Resolving spatial complexities of hybridization in the context of the gray zone of speciation in North American ratsnakes (Pantherophis obsoletus complex)

Abstract

Estimating species divergence with gene flow has been crucial for characterizing the gray zone of speciation, which is the period of time where lineages have diverged but have not yet achieved strict reproductive isolation. However, estimates of divergence times and gene flow often ignores spatial information, for example the formation and shape of hybrid zones. Using population genomic data from the eastern ratsnake complex (Pantherophis obsoletus), we infer phylogeographic groups, gene flow, changes in demography, the timing of divergence, and hybrid zone widths. We examine the spatial context of diversification by linking migration and timing of divergence to the size, shape, and types of hybridization (e.g., F1, backcrosses) in hybrid zones.

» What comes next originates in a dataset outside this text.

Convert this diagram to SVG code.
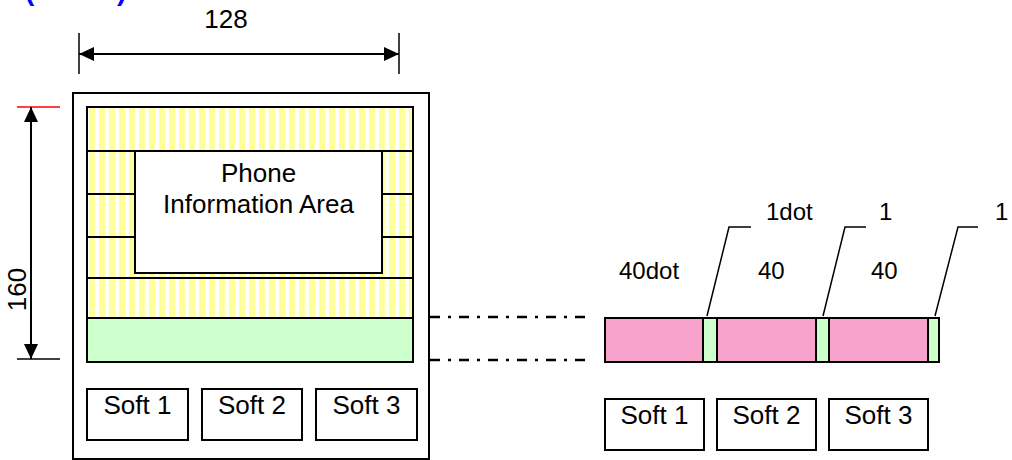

Rates of migration between lineages are associated with the width and shape of hybrid zones. Timing of divergence is not related to migration rate across species pairs and is therefore a poor proxy for inferring position in the gray zone. Artificial neural network approaches are applied to understand how landscape features and past climate have influenced population genetic structure among these lineages prior to hybridization. The Mississippi River produced the deepest divergence in this complex, whereas Pleistocene climate and elevation secondarily structured lineages.